• TASK DIRECTIONS
Write out each line beneath this one exactly as it reads.

• SOURCE EXCERPT
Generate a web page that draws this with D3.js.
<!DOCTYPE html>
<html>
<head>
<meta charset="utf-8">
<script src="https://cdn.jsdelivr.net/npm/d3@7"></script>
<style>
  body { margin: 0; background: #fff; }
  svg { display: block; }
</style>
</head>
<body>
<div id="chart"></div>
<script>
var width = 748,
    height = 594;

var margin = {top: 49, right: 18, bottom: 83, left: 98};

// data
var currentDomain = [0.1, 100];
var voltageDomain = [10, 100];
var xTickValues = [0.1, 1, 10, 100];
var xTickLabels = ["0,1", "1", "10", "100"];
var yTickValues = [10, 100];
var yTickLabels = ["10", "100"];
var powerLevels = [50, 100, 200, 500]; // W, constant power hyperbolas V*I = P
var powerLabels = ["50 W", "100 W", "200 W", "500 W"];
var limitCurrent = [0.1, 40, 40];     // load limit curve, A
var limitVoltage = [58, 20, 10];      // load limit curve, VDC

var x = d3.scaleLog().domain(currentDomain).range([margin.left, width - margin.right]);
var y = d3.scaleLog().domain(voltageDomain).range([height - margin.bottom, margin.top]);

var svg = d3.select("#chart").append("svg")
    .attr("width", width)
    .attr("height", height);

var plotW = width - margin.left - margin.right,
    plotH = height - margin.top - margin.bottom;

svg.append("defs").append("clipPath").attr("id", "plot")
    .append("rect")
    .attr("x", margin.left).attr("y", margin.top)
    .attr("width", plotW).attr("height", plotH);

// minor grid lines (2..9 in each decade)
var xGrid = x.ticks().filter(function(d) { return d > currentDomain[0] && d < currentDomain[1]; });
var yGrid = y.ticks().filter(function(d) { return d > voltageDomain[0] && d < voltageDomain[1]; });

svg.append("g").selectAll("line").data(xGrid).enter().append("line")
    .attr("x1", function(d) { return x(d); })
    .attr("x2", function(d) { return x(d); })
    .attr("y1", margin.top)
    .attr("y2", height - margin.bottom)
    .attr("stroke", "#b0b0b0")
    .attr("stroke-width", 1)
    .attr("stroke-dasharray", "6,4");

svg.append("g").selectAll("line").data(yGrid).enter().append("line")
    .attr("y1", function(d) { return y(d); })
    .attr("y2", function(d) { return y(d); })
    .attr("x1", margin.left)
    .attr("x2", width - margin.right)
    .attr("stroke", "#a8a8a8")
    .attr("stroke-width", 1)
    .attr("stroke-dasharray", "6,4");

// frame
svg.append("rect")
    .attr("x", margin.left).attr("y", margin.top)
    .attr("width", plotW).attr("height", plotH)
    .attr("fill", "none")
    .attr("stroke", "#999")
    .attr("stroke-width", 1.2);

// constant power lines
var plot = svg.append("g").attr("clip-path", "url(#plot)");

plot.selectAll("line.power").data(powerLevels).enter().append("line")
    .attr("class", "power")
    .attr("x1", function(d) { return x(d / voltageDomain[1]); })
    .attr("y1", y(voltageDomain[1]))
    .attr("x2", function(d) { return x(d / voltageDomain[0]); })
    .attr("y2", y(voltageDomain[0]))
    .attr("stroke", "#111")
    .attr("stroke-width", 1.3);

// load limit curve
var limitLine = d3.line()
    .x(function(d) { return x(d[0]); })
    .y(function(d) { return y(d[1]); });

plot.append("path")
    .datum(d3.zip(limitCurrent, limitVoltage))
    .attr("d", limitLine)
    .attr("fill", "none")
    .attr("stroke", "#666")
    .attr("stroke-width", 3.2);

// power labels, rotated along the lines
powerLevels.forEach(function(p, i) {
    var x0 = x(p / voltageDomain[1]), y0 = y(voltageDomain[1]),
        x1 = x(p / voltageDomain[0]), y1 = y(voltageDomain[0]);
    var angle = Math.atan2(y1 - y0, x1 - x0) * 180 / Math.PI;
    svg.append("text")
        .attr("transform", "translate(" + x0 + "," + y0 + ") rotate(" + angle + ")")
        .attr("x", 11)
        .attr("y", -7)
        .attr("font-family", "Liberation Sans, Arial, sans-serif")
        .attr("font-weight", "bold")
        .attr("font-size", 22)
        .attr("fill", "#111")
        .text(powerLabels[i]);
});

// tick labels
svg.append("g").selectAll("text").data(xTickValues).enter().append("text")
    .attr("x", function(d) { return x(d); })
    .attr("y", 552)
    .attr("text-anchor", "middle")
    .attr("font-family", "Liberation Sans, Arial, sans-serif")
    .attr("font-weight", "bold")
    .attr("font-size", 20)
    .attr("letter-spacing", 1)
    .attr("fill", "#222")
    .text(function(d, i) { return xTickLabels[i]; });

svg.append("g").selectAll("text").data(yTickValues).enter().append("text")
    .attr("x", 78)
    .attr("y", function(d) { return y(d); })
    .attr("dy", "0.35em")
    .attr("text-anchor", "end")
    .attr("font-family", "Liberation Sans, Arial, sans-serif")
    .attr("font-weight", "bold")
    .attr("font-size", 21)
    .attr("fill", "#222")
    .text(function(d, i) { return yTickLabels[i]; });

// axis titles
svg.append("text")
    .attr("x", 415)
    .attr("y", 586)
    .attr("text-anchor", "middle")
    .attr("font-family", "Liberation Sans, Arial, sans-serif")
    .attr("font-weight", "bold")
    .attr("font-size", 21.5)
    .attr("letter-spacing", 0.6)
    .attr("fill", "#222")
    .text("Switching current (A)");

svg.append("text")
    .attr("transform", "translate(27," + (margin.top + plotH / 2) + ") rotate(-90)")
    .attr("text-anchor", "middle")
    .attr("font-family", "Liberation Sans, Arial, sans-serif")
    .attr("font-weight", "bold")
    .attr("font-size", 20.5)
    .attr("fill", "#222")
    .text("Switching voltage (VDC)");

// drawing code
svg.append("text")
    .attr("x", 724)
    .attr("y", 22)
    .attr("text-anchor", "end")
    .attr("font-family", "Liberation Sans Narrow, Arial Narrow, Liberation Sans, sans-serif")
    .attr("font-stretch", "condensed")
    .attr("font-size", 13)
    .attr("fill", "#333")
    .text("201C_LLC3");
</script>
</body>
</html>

• RIGHT ANSWER
Generate a web page that draws this with D3.js.
<!DOCTYPE html>
<html>
<head>
<meta charset="utf-8">
<script src="https://cdn.jsdelivr.net/npm/d3@7"></script>
<style>
  body { margin: 0; background: #fff; }
  svg { display: block; }
</style>
</head>
<body>
<div id="chart"></div>
<script>
var width = 748,
    height = 594;

var margin = {top: 49, right: 18, bottom: 83, left: 98};

// data
var currentDomain = [0.1, 100];
var voltageDomain = [10, 100];
var xTickValues = [0.1, 1, 10, 100];
var xTickLabels = ["0,1", "1", "10", "100"];
var yTickValues = [10, 100];
var yTickLabels = ["10", "100"];
var powerLevels = [50, 100, 200, 500]; // W, constant power hyperbolas V*I = P
var powerLabels = ["50 W", "100 W", "200 W", "500 W"];
var limitCurrent = [0.1, 40, 40];     // load limit curve, A
var limitVoltage = [58, 20, 10];      // load limit curve, VDC

var x = d3.scaleLog().domain(currentDomain).range([margin.left, width - margin.right]);
var y = d3.scaleLog().domain(voltageDomain).range([height - margin.bottom, margin.top]);

var svg = d3.select("#chart").append("svg")
    .attr("width", width)
    .attr("height", height);

var plotW = width - margin.left - margin.right,
    plotH = height - margin.top - margin.bottom;

svg.append("defs").append("clipPath").attr("id", "plot")
    .append("rect")
    .attr("x", margin.left).attr("y", margin.top)
    .attr("width", plotW).attr("height", plotH);

// minor grid lines (2..9 in each decade)
var xGrid = x.ticks().filter(function(d) { return d > currentDomain[0] && d < currentDomain[1]; });
var yGrid = y.ticks().filter(function(d) { return d > voltageDomain[0] && d < voltageDomain[1]; });

svg.append("g").selectAll("line").data(xGrid).enter().append("line")
    .attr("x1", function(d) { return x(d); })
    .attr("x2", function(d) { return x(d); })
    .attr("y1", margin.top)
    .attr("y2", height - margin.bottom)
    .attr("stroke", "#b0b0b0")
    .attr("stroke-width", 1)
    .attr("stroke-dasharray", "6,4");

svg.append("g").selectAll("line").data(yGrid).enter().append("line")
    .attr("y1", function(d) { return y(d); })
    .attr("y2", function(d) { return y(d); })
    .attr("x1", margin.left)
    .attr("x2", width - margin.right)
    .attr("stroke", "#a8a8a8")
    .attr("stroke-width", 1)
    .attr("stroke-dasharray", "6,4");

// frame
svg.append("rect")
    .attr("x", margin.left).attr("y", margin.top)
    .attr("width", plotW).attr("height", plotH)
    .attr("fill", "none")
    .attr("stroke", "#999")
    .attr("stroke-width", 1.2);

// constant power lines
var plot = svg.append("g").attr("clip-path", "url(#plot)");

plot.selectAll("line.power").data(powerLevels).enter().append("line")
    .attr("class", "power")
    .attr("x1", function(d) { return x(d / voltageDomain[1]); })
    .attr("y1", y(voltageDomain[1]))
    .attr("x2", function(d) { return x(d / voltageDomain[0]); })
    .attr("y2", y(voltageDomain[0]))
    .attr("stroke", "#111")
    .attr("stroke-width", 1.3);

// load limit curve
var limitLine = d3.line()
    .x(function(d) { return x(d[0]); })
    .y(function(d) { return y(d[1]); });

plot.append("path")
    .datum(d3.zip(limitCurrent, limitVoltage))
    .attr("d", limitLine)
    .attr("fill", "none")
    .attr("stroke", "#666")
    .attr("stroke-width", 3.2);

// power labels, rotated along the lines
powerLevels.forEach(function(p, i) {
    var x0 = x(p / voltageDomain[1]), y0 = y(voltageDomain[1]),
        x1 = x(p / voltageDomain[0]), y1 = y(voltageDomain[0]);
    var angle = Math.atan2(y1 - y0, x1 - x0) * 180 / Math.PI;
    svg.append("text")
        .attr("transform", "translate(" + x0 + "," + y0 + ") rotate(" + angle + ")")
        .attr("x", 11)
        .attr("y", -7)
        .attr("font-family", "Liberation Sans, Arial, sans-serif")
        .attr("font-weight", "bold")
        .attr("font-size", 22)
        .attr("fill", "#111")
        .text(powerLabels[i]);
});

// tick labels
svg.append("g").selectAll("text").data(xTickValues).enter().append("text")
    .attr("x", function(d) { return x(d); })
    .attr("y", 552)
    .attr("text-anchor", "middle")
    .attr("font-family", "Liberation Sans, Arial, sans-serif")
    .attr("font-weight", "bold")
    .attr("font-size", 20)
    .attr("letter-spacing", 1)
    .attr("fill", "#222")
    .text(function(d, i) { return xTickLabels[i]; });

svg.append("g").selectAll("text").data(yTickValues).enter().append("text")
    .attr("x", 78)
    .attr("y", function(d) { return y(d); })
    .attr("dy", "0.35em")
    .attr("text-anchor", "end")
    .attr("font-family", "Liberation Sans, Arial, sans-serif")
    .attr("font-weight", "bold")
    .attr("font-size", 21)
    .attr("fill", "#222")
    .text(function(d, i) { return yTickLabels[i]; });

// axis titles
svg.append("text")
    .attr("x", 415)
    .attr("y", 586)
    .attr("text-anchor", "middle")
    .attr("font-family", "Liberation Sans, Arial, sans-serif")
    .attr("font-weight", "bold")
    .attr("font-size", 21.5)
    .attr("letter-spacing", 0.6)
    .attr("fill", "#222")
    .text("Switching current (A)");

svg.append("text")
    .attr("transform", "translate(27," + (margin.top + plotH / 2) + ") rotate(-90)")
    .attr("text-anchor", "middle")
    .attr("font-family", "Liberation Sans, Arial, sans-serif")
    .attr("font-weight", "bold")
    .attr("font-size", 20.5)
    .attr("fill", "#222")
    .text("Switching voltage (VDC)");

// drawing code
svg.append("text")
    .attr("x", 724)
    .attr("y", 22)
    .attr("text-anchor", "end")
    .attr("font-family", "Liberation Sans Narrow, Arial Narrow, Liberation Sans, sans-serif")
    .attr("font-stretch", "condensed")
    .attr("font-size", 13)
    .attr("fill", "#333")
    .text("201C_LLC3");
</script>
</body>
</html>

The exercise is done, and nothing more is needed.